4.3 Application Effectiveness
In Beijing’s evaluations of park service effectiveness, the method proposed by the research team has enabled a comprehensive and in-depth assessment of park service effectiveness from a city-wide perspective. This has effectively overcome the conventional limitations like single-category focus, lack of continuity, and insufficient application support. Currently, the evaluations have not only become one of the key tasks for the Beijing Municipal Forestry and Parks Bureau in promoting the Garden City construction, but also facilitated park management through continuous and precise tracking of park service effectiveness. Taking the Central Green Forest Park as an example, in the third quarter of 2023, the park was diagnosed as “underperforming” in terms of operations and maintenance. Thereby the report recommended the park to improve its sanitation and cleanliness. Through an overall inspection of all the sanitation indicators, the park improved its path cleanliness service effectiveness by 4.5% in the fourth-quarter evaluation of the same year.
5 Conclusions
This paper reviews the connotation of park service efficacy, identifies deficiencies in actual operation through investigations and surveys, and proposes a framework for enhancing park service efficacy that is innovative both in terms of process coverage and the integration of technological applications. This framework excavates multi-sourced data and applies intelligent algorithms to swiftly generate reports, containing a multitude of evaluation indicators, deficiency diagnoses of individual parks, and optimization recommendations, facilitating the extensive deployment of refined park service effectiveness evaluation. In addition, this framework can also take into account the actual demands of park managers, and provide Q&A service to better assist them in converting optimization recommendations into action plans. This has been applied in the work of enhancing park service effectiveness in Beijing and achieved remarkable results.
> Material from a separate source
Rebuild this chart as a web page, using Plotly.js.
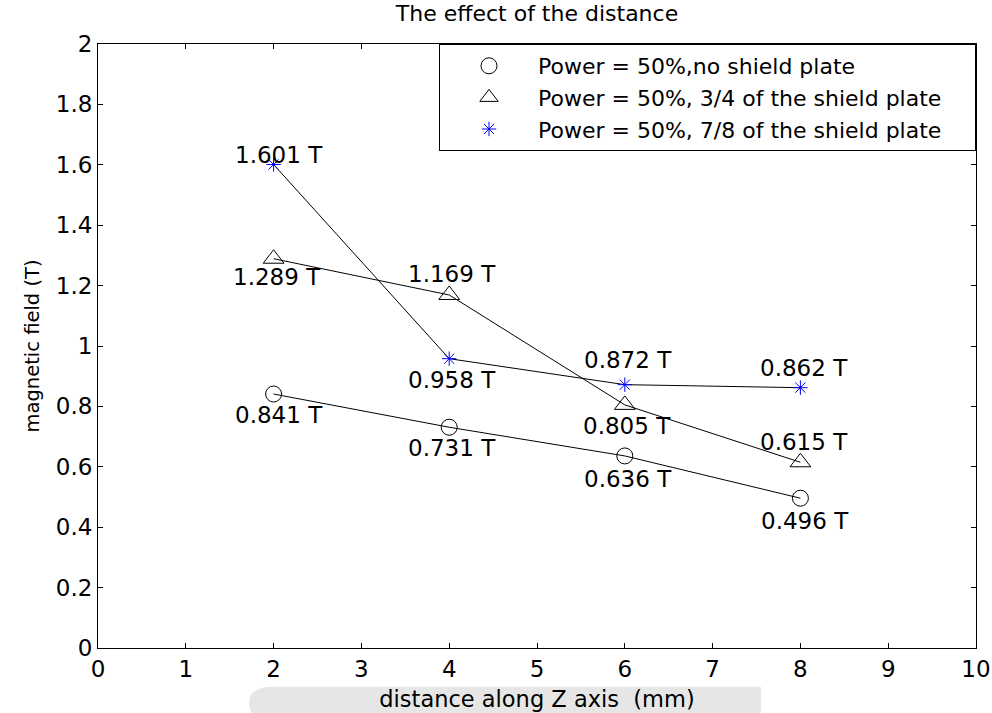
<!DOCTYPE html>
<html>
<head>
<meta charset="utf-8">
<script src="https://cdn.plot.ly/plotly-3.0.1.min.js"></script>
<style>html,body{margin:0;padding:0;background:#fff;}#chart{width:992px;height:713px;}</style>
</head>
<body>
<div id="chart"></div>
<script>
// ---- data ----
const distance = [2, 4, 6, 8];
const noShield = [0.841, 0.731, 0.636, 0.496];
const shield34 = [1.289, 1.169, 0.805, 0.615];
const shield78 = [1.601, 0.958, 0.872, 0.862];
const seriesNames = [
  'Power = 50%,no shield plate',
  'Power = 50%, 3/4 of the shield plate',
  'Power = 50%, 7/8 of the shield plate'
];
const xTickVals = [0, 1, 2, 3, 4, 5, 6, 7, 8, 9, 10];
const xTickText = ['0', '1', '2', '3', '4', '5', '6', '7', '8', '9', '10'];
const yTickVals = [0, 0.2, 0.4, 0.6, 0.8, 1, 1.2, 1.4, 1.6, 1.8, 2];
const yTickText = ['0', '0.2', '0.4', '0.6', '0.8', '1', '1.2', '1.4', '1.6', '1.8', '2'];

// ---- label placement (style): pixel offsets of value labels ----
const labelShift = {
  noShield: [[5, 21], [3, 21], [3, 23], [5, 23]],
  shield34: [[3, 18], [3, -21], [2, 21], [4, -20]],
  shield78: [[5, -10], [3, 21], [3, -25], [4, -20]]
};

const FONT = 'DejaVu Sans, Arial, sans-serif';
const NB = '\u00a0';
const series = [
  {y: noShield, name: seriesNames[0], key: 'noShield', symbol: 'circle-open', size: 16, color: '#000000'},
  {y: shield34, name: seriesNames[1], key: 'shield34', symbol: 'triangle-up-open', size: 18, color: '#000000'},
  {y: shield78, name: seriesNames[2], key: 'shield78', symbol: 'asterisk-open', size: 12, color: '#0000ff'}
];

const traces = [];
series.forEach(s => {
  traces.push({
    x: distance, y: s.y, type: 'scatter', mode: 'lines',
    line: {color: '#000000', width: 1}, showlegend: false, hoverinfo: 'skip'
  });
});
series.forEach(s => {
  traces.push({
    x: distance, y: s.y, type: 'scatter', mode: 'markers', name: s.name + NB.repeat(4),
    marker: {symbol: s.symbol, size: s.size, color: s.color, line: {color: s.color, width: 1}}
  });
});

const annotations = [];
series.forEach(s => {
  s.y.forEach((v, i) => {
    annotations.push({
      x: distance[i], y: v, xref: 'x', yref: 'y',
      text: v.toFixed(3) + ' T', showarrow: false,
      xshift: labelShift[s.key][i][0], yshift: -labelShift[s.key][i][1],
      font: {family: FONT, size: 23, color: '#000000'}
    });
  });
});

const layout = {
  width: 992, height: 713,
  paper_bgcolor: '#ffffff', plot_bgcolor: '#ffffff',
  margin: {l: 98, r: 16, t: 44, b: 65},
  font: {family: FONT, color: '#000000'},
  title: {text: 'The effect of the distance', font: {family: FONT, size: 22, color: '#000000'},
          xref: 'paper', x: 0.5, xanchor: 'center', y: 0.981, yanchor: 'middle'},
  xaxis: {
    range: [0, 10], tickmode: 'array', tickvals: xTickVals, ticktext: xTickText,
    ticks: 'inside', ticklen: 5, tickcolor: '#000000', showline: true, linecolor: '#000000',
    linewidth: 1, mirror: 'allticks', showgrid: false, zeroline: false,
    tickfont: {family: FONT, size: 23, color: '#000000'},
    title: {text: 'distance along Z axis  (mm)', font: {family: FONT, size: 22.5, color: '#000000'}, standoff: 10}
  },
  yaxis: {
    range: [0, 2], tickmode: 'array', tickvals: yTickVals, ticktext: yTickText,
    ticks: 'inside', ticklen: 5, tickcolor: '#000000', showline: true, linecolor: '#000000',
    linewidth: 1, mirror: 'allticks', showgrid: false, zeroline: false,
    tickfont: {family: FONT, size: 23, color: '#000000'},
    title: {text: 'magnetic field (T)', font: {family: FONT, size: 19.5, color: '#000000'}, standoff: 10}
  },
  legend: {
    x: 1, xanchor: 'right', y: 1, yanchor: 'top',
    bgcolor: '#ffffff', bordercolor: '#000000', borderwidth: 1,
    font: {family: FONT, size: 22, color: '#000000'},
    itemwidth: 88, tracegroupgap: 0
  },
  shapes: [
    {type: 'path', xref: 'paper', yref: 'paper', layer: 'below',
     path: 'M 0.20,-0.064 L 0.755,-0.064 L 0.755,-0.12 L 0.20,-0.12 Q 0.172,-0.12 0.172,-0.092 Q 0.172,-0.064 0.20,-0.064 Z',
     fillcolor: '#e6e6e6', line: {width: 0}}
  ],
  annotations: annotations
};

Plotly.newPlot('chart', traces, layout, {displayModeBar: false, staticPlot: true});
</script>
</body>
</html>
With the continuous increase in the public’s demand for enhancing park service effectiveness, this paper attempts to expand related research and to provide new insights and paths for bridging the gap between academic outcomes and the practical application of decision-making in park management. Follow-up research, on the one hand, should further improve the evaluation workflow and explore closed-loop solutions integrating planning, design, construction, and operation. On the other hand, it is essential to continuously deepen the level of technology integration in each application step—e.g., the continuous optimization of the base model, the construction and retrieval of the knowledge base— to generate more refined deficiency diagnoses and optimization recommendations. In addition, researchers should also consider how to introduce geographical and spatial concepts into language models, so as to improve the accuracy of Q&A service and to respond to diverse geographical and spatial requests, promoting its effectiveness and applicability.